口頭試験の問題は、地質調査のボーリングに必須の知識・経験、実務経歴・経験が聞かれています。
現場技術管理部門
2つ目は現場技術管理部門です。4つのうちから1つを選択する筆記試験が100問・記述の筆記試験が2問の問題となります。
出題内容は
- 建設行政、社会一般、入札、契約制度
- 測量、地質、建築一般、土木
- 専門技術、現場
- 調査技術理解
- 設計、解析手法、施工適用
- 管理技法
記述式の問題は倫理綱領で1問、地質調査技術は選択式で、土質と岩石試験技術1問、地質調査の全般2問、物理探査・検層技術1問の中から1つを選んで解答します。
土壌地下水汚染部門
3つ目は土壌地下水汚染部門です。
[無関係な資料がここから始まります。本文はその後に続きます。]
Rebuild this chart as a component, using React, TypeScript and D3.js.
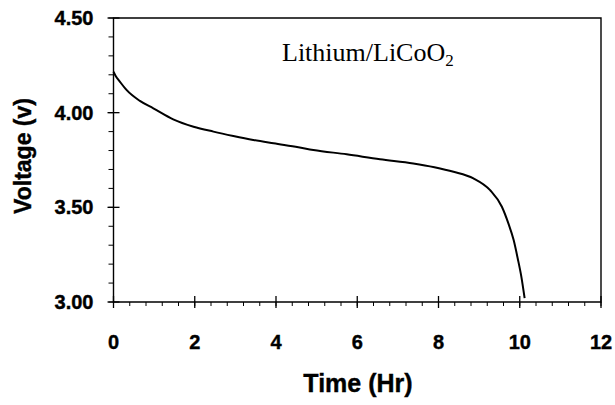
import React from "react";
import * as d3 from "d3";

const timeHr = [0, 0.05, 0.16, 0.32, 0.65, 0.98, 1.47, 1.97, 2.46, 2.95, 3.44, 3.94, 4.55, 4.92, 5.74, 6.56, 7.38, 7.9, 8.37, 8.86, 9.27, 9.56, 9.72, 9.85, 9.95, 10.04, 10.12];
const voltage = [4.216, 4.195, 4.163, 4.12, 4.062, 4.023, 3.965, 3.926, 3.9, 3.877, 3.856, 3.838, 3.817, 3.803, 3.78, 3.754, 3.732, 3.712, 3.688, 3.653, 3.591, 3.503, 3.415, 3.327, 3.23, 3.133, 3.02];

const xTicks = [0, 2, 4, 6, 8, 10, 12];
const yTicks = [3.0, 3.5, 4.0, 4.5];
const xMinor = d3.range(0, 12.001, 0.4);
const yMinor = d3.range(3.0, 4.5001, 0.1);

const W = 615, H = 405;
const L = 113.5, R = 601, T = 18, B = 302;

export default function App() {
  const x = d3.scaleLinear().domain([0, 12]).range([L, R]);
  const y = d3.scaleLinear().domain([3, 4.5]).range([B, T]);
  const line = d3.line<number>().x((_, i) => x(timeHr[i])).y((_, i) => y(voltage[i])).curve(d3.curveMonotoneX);
  const sans = "'Liberation Sans', Arial, sans-serif";
  const bold = { fontFamily: sans, fontWeight: "bold" as const, stroke: "#000", strokeWidth: 0.4 };
  return (
    <svg width={W} height={H} style={{ position: "absolute", left: 0, top: 0, background: "#fff" }}>
      <path d={`M${L},${B}V${T}H${R}V${B}Z`} fill="none" stroke="#000" strokeWidth={1.4} />
      {xMinor.map((v, i) => (
        <line key={"xm" + i} x1={x(v)} x2={x(v)} y1={B} y2={B + 4} stroke="#000" strokeWidth={1} />
      ))}
      {xTicks.map((v) => (
        <g key={"xt" + v}>
          <line x1={x(v)} x2={x(v)} y1={B - 6} y2={B + 6} stroke="#000" strokeWidth={1.3} />
          <text x={x(v)} y={B + 47} textAnchor="middle" fontSize={20} {...bold}>{v}</text>
        </g>
      ))}
      {yMinor.map((v, i) => (
        <line key={"ym" + i} x1={L - 5} x2={L} y1={y(v)} y2={y(v)} stroke="#000" strokeWidth={1} />
      ))}
      {yTicks.map((v) => (
        <g key={"yt" + v}>
          <line x1={L - 6} x2={L + 6} y1={y(v)} y2={y(v)} stroke="#000" strokeWidth={1.3} />
          <text x={L - 20} y={y(v) + 7} textAnchor="end" fontSize={20} {...bold}>{v.toFixed(2)}</text>
        </g>
      ))}
      <path d={line(timeHr) || ""} fill="none" stroke="#000" strokeWidth={2} />
      <text x={282} y={61} fontFamily="'Liberation Serif', 'Times New Roman', serif" fontSize={26}>
        Lithium/LiCoO<tspan fontSize={17} dy={5}>2</tspan>
      </text>
      <text x={358} y={392} textAnchor="middle" fontSize={25} {...bold}>Time (Hr)</text>
      <text transform={`translate(31,156) rotate(-90)`} textAnchor="middle" fontSize={23} {...bold}>Voltage (v)</text>
    </svg>
  );
}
4つのうちから1つを選択する筆記試験が100問・記述の筆記試験が2問の問題となります。
出題内容は
- 建設行政、社会一般、入札、契約制度
- 測量、地質、建築一般、土木
- 専門技術、現場
- 調査技術理解
- 管理技法
記述式の問題は倫理綱領で1問、土壌地下水汚染調査計画・修復のうちから3問が出題されて、そのうち1問を解答します。
採点方式と合格基準
合格基準は現場調査部門は60パーセント以上で、現場技術管理部門と土壌地下汚染部門で70パーセント以上で合格です。
取得に必要な勉強などの費用
過去問が全国地質調査業協会連合会のホームページで、公開されています。
受験料
受験料は18,480円です。
受験申込方法
まずは、受験願書を地質関連情報Webのサイトからダウンロードします。
受験申し込み手続きに必要な書類は6つあります。
- 受験願書
- 受験写真票
- 健康保険証全面の写し
- 地質調査技士資格認定書の写し
- 卒業証明書
- 受講修了証
ただし、これらのうち必要のない場合もあります。
- 地質調査技士資格認定の写しは、指定された学科を卒業した方のみ提出してください。
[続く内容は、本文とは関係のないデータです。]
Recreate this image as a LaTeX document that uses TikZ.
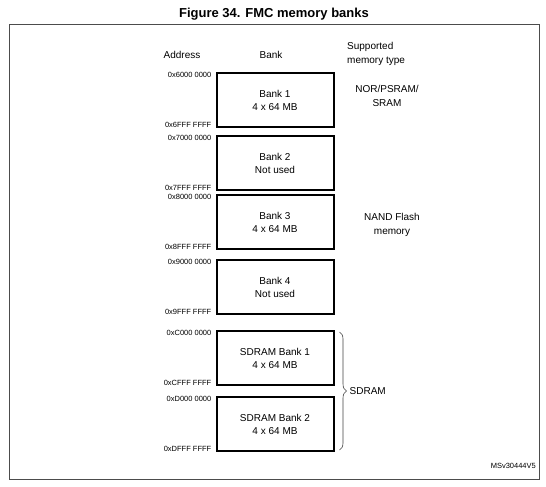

- 卒業証明書は現場調査部門を受験する者のなかで、地質調査が目的のボーリング機器等の操作をする実務に関して5年以上の経歴がある者、中央工学校土木建築科・中央工学校土木測量科を卒業した者、現場技術管理部門、土壌地下水汚染部門を受験する者のうち、実務経験が8年未満の者の方は提出します。
- 卒業証明書は受験資格に必要な実務経験年数を見極めるために使います。
- 受講修了証は富士教育訓練センターか、全国建設研修センターが主催する講習会を受講した者は提出が必要です。
- 講習会受講の修了証を提出した方は、受講加点制度に基づいて検定試験の採点の際に加点をします。
まとめ
地質の調査は建物を建築する際に、災害を防ぐ点でも重要な仕事となっています。
とても重要な仕事なのでやりがいも感じられると思います。
この地質調査技士に該当する仕事は、年収も高めなので建築現場などで働きたい方は取得に挑戦するのを検討してみてはいかかでしょうか。